====== RECORDS SUPPLIED ======

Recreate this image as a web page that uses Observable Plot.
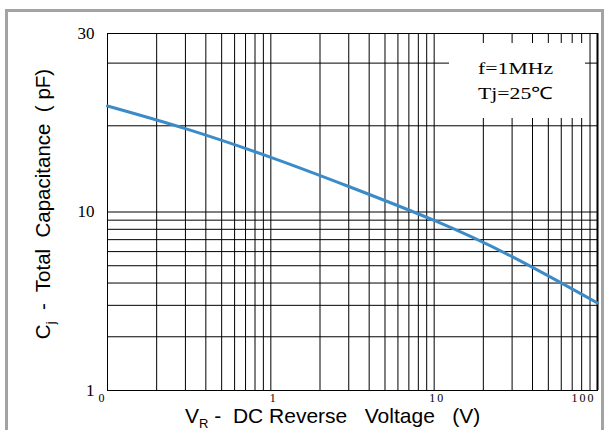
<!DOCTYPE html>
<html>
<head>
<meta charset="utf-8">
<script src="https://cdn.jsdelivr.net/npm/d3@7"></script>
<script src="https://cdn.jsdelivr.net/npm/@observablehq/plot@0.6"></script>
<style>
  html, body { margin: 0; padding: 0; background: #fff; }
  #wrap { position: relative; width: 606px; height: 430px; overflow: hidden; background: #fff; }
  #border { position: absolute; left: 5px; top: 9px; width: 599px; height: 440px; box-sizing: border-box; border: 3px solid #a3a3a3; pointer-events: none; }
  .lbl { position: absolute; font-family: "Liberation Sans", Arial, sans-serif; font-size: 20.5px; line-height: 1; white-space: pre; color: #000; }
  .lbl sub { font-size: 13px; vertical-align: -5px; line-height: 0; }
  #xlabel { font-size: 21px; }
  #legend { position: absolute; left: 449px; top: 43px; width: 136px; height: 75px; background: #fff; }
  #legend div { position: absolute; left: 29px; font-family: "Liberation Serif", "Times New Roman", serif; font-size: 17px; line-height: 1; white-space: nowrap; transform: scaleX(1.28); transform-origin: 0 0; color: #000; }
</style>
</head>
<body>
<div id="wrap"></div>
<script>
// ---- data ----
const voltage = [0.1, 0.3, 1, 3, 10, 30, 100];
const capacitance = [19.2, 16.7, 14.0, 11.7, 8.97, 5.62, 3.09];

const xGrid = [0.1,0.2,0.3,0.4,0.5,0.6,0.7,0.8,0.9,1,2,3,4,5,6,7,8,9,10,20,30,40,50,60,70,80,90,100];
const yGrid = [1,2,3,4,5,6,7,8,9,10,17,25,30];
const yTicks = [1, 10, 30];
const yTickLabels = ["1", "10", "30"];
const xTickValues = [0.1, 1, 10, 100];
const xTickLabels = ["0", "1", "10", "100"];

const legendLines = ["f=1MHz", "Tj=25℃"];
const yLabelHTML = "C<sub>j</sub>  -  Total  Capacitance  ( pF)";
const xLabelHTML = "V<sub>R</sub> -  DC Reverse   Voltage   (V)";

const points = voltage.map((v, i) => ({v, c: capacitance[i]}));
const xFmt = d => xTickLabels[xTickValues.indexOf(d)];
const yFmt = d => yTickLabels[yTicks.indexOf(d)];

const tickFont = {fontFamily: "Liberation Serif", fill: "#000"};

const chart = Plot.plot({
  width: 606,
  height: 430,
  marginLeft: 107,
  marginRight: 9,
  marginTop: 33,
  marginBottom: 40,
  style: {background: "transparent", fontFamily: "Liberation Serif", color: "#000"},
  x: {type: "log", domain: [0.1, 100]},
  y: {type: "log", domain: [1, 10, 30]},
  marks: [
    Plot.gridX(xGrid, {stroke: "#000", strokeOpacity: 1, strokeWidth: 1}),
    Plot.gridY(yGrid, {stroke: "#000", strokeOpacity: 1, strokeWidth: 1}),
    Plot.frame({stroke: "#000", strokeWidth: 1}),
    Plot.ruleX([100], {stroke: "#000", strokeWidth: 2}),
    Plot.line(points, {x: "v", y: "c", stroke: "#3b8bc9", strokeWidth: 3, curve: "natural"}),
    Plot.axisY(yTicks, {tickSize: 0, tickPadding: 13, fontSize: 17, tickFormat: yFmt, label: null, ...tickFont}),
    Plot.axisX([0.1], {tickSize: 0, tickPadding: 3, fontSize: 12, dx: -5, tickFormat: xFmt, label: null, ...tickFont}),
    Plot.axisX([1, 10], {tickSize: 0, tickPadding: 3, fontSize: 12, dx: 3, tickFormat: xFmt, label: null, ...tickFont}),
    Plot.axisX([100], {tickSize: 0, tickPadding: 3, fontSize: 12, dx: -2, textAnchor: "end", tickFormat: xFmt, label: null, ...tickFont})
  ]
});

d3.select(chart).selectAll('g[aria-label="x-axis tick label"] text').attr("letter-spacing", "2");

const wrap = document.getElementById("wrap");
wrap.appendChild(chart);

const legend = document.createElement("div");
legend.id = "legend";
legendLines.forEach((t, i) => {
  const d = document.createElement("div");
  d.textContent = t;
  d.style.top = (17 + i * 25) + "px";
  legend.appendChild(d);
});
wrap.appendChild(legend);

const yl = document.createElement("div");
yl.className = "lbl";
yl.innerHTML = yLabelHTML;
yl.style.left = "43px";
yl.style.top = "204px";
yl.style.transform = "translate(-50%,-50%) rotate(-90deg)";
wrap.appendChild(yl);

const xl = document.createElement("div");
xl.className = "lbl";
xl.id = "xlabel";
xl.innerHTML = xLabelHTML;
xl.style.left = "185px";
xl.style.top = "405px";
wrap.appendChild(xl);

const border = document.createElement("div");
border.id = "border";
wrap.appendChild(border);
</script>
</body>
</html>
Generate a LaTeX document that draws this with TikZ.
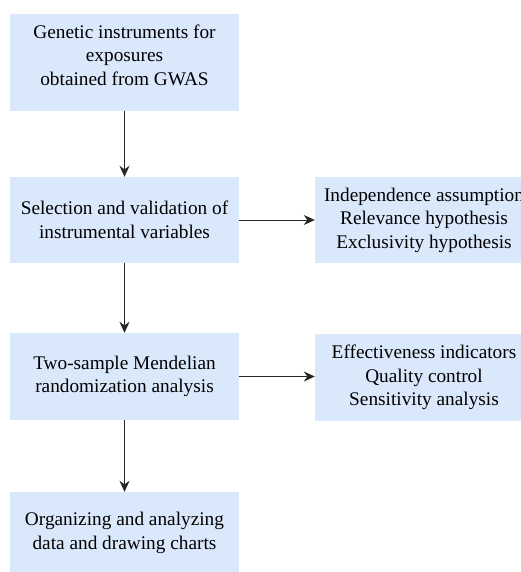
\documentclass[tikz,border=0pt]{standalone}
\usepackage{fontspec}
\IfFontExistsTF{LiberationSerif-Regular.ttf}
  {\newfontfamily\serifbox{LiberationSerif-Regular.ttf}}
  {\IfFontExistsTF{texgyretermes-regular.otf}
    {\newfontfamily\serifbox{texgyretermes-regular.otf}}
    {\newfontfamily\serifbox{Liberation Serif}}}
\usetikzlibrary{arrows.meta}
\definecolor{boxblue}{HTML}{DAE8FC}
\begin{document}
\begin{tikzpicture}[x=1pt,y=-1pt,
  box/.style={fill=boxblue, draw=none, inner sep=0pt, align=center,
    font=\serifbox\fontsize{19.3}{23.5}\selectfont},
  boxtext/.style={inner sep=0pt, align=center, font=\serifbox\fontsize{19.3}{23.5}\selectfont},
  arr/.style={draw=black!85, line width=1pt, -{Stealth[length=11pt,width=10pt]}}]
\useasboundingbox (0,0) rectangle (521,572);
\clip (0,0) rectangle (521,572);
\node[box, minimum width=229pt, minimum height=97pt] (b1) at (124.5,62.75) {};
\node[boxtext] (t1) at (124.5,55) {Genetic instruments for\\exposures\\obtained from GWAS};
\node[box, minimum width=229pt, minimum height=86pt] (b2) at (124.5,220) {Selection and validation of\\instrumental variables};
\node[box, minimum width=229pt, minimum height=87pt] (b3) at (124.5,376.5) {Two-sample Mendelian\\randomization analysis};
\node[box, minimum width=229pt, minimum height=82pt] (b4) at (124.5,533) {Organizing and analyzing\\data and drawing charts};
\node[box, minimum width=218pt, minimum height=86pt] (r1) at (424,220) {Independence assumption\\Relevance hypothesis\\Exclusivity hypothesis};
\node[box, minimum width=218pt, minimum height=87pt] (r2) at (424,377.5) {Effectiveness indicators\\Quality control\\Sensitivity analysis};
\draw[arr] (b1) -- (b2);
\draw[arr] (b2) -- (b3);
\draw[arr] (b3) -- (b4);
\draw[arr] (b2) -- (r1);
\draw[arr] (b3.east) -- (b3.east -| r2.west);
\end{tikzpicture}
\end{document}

======

### [WORK TO DO]
Set down the material above as is, without any pictures.

### [PROBLEM SOLUTION]
Recreate this image as a web page that uses Observable Plot.
<!DOCTYPE html>
<html>
<head>
<meta charset="utf-8">
<script src="https://cdn.jsdelivr.net/npm/d3@7"></script>
<script src="https://cdn.jsdelivr.net/npm/@observablehq/plot@0.6"></script>
<style>
  html, body { margin: 0; padding: 0; background: #fff; }
  #wrap { position: relative; width: 606px; height: 430px; overflow: hidden; background: #fff; }
  #border { position: absolute; left: 5px; top: 9px; width: 599px; height: 440px; box-sizing: border-box; border: 3px solid #a3a3a3; pointer-events: none; }
  .lbl { position: absolute; font-family: "Liberation Sans", Arial, sans-serif; font-size: 20.5px; line-height: 1; white-space: pre; color: #000; }
  .lbl sub { font-size: 13px; vertical-align: -5px; line-height: 0; }
  #xlabel { font-size: 21px; }
  #legend { position: absolute; left: 449px; top: 43px; width: 136px; height: 75px; background: #fff; }
  #legend div { position: absolute; left: 29px; font-family: "Liberation Serif", "Times New Roman", serif; font-size: 17px; line-height: 1; white-space: nowrap; transform: scaleX(1.28); transform-origin: 0 0; color: #000; }
</style>
</head>
<body>
<div id="wrap"></div>
<script>
// ---- data ----
const voltage = [0.1, 0.3, 1, 3, 10, 30, 100];
const capacitance = [19.2, 16.7, 14.0, 11.7, 8.97, 5.62, 3.09];

const xGrid = [0.1,0.2,0.3,0.4,0.5,0.6,0.7,0.8,0.9,1,2,3,4,5,6,7,8,9,10,20,30,40,50,60,70,80,90,100];
const yGrid = [1,2,3,4,5,6,7,8,9,10,17,25,30];
const yTicks = [1, 10, 30];
const yTickLabels = ["1", "10", "30"];
const xTickValues = [0.1, 1, 10, 100];
const xTickLabels = ["0", "1", "10", "100"];

const legendLines = ["f=1MHz", "Tj=25℃"];
const yLabelHTML = "C<sub>j</sub>  -  Total  Capacitance  ( pF)";
const xLabelHTML = "V<sub>R</sub> -  DC Reverse   Voltage   (V)";

const points = voltage.map((v, i) => ({v, c: capacitance[i]}));
const xFmt = d => xTickLabels[xTickValues.indexOf(d)];
const yFmt = d => yTickLabels[yTicks.indexOf(d)];

const tickFont = {fontFamily: "Liberation Serif", fill: "#000"};

const chart = Plot.plot({
  width: 606,
  height: 430,
  marginLeft: 107,
  marginRight: 9,
  marginTop: 33,
  marginBottom: 40,
  style: {background: "transparent", fontFamily: "Liberation Serif", color: "#000"},
  x: {type: "log", domain: [0.1, 100]},
  y: {type: "log", domain: [1, 10, 30]},
  marks: [
    Plot.gridX(xGrid, {stroke: "#000", strokeOpacity: 1, strokeWidth: 1}),
    Plot.gridY(yGrid, {stroke: "#000", strokeOpacity: 1, strokeWidth: 1}),
    Plot.frame({stroke: "#000", strokeWidth: 1}),
    Plot.ruleX([100], {stroke: "#000", strokeWidth: 2}),
    Plot.line(points, {x: "v", y: "c", stroke: "#3b8bc9", strokeWidth: 3, curve: "natural"}),
    Plot.axisY(yTicks, {tickSize: 0, tickPadding: 13, fontSize: 17, tickFormat: yFmt, label: null, ...tickFont}),
    Plot.axisX([0.1], {tickSize: 0, tickPadding: 3, fontSize: 12, dx: -5, tickFormat: xFmt, label: null, ...tickFont}),
    Plot.axisX([1, 10], {tickSize: 0, tickPadding: 3, fontSize: 12, dx: 3, tickFormat: xFmt, label: null, ...tickFont}),
    Plot.axisX([100], {tickSize: 0, tickPadding: 3, fontSize: 12, dx: -2, textAnchor: "end", tickFormat: xFmt, label: null, ...tickFont})
  ]
});

d3.select(chart).selectAll('g[aria-label="x-axis tick label"] text').attr("letter-spacing", "2");

const wrap = document.getElementById("wrap");
wrap.appendChild(chart);

const legend = document.createElement("div");
legend.id = "legend";
legendLines.forEach((t, i) => {
  const d = document.createElement("div");
  d.textContent = t;
  d.style.top = (17 + i * 25) + "px";
  legend.appendChild(d);
});
wrap.appendChild(legend);

const yl = document.createElement("div");
yl.className = "lbl";
yl.innerHTML = yLabelHTML;
yl.style.left = "43px";
yl.style.top = "204px";
yl.style.transform = "translate(-50%,-50%) rotate(-90deg)";
wrap.appendChild(yl);

const xl = document.createElement("div");
xl.className = "lbl";
xl.id = "xlabel";
xl.innerHTML = xLabelHTML;
xl.style.left = "185px";
xl.style.top = "405px";
wrap.appendChild(xl);

const border = document.createElement("div");
border.id = "border";
wrap.appendChild(border);
</script>
</body>
</html>
Generate a LaTeX document that draws this with TikZ.
\documentclass[tikz,border=0pt]{standalone}
\usepackage{fontspec}
\IfFontExistsTF{LiberationSerif-Regular.ttf}
  {\newfontfamily\serifbox{LiberationSerif-Regular.ttf}}
  {\IfFontExistsTF{texgyretermes-regular.otf}
    {\newfontfamily\serifbox{texgyretermes-regular.otf}}
    {\newfontfamily\serifbox{Liberation Serif}}}
\usetikzlibrary{arrows.meta}
\definecolor{boxblue}{HTML}{DAE8FC}
\begin{document}
\begin{tikzpicture}[x=1pt,y=-1pt,
  box/.style={fill=boxblue, draw=none, inner sep=0pt, align=center,
    font=\serifbox\fontsize{19.3}{23.5}\selectfont},
  boxtext/.style={inner sep=0pt, align=center, font=\serifbox\fontsize{19.3}{23.5}\selectfont},
  arr/.style={draw=black!85, line width=1pt, -{Stealth[length=11pt,width=10pt]}}]
\useasboundingbox (0,0) rectangle (521,572);
\clip (0,0) rectangle (521,572);
\node[box, minimum width=229pt, minimum height=97pt] (b1) at (124.5,62.75) {};
\node[boxtext] (t1) at (124.5,55) {Genetic instruments for\\exposures\\obtained from GWAS};
\node[box, minimum width=229pt, minimum height=86pt] (b2) at (124.5,220) {Selection and validation of\\instrumental variables};
\node[box, minimum width=229pt, minimum height=87pt] (b3) at (124.5,376.5) {Two-sample Mendelian\\randomization analysis};
\node[box, minimum width=229pt, minimum height=82pt] (b4) at (124.5,533) {Organizing and analyzing\\data and drawing charts};
\node[box, minimum width=218pt, minimum height=86pt] (r1) at (424,220) {Independence assumption\\Relevance hypothesis\\Exclusivity hypothesis};
\node[box, minimum width=218pt, minimum height=87pt] (r2) at (424,377.5) {Effectiveness indicators\\Quality control\\Sensitivity analysis};
\draw[arr] (b1) -- (b2);
\draw[arr] (b2) -- (b3);
\draw[arr] (b3) -- (b4);
\draw[arr] (b2) -- (r1);
\draw[arr] (b3.east) -- (b3.east -| r2.west);
\end{tikzpicture}
\end{document}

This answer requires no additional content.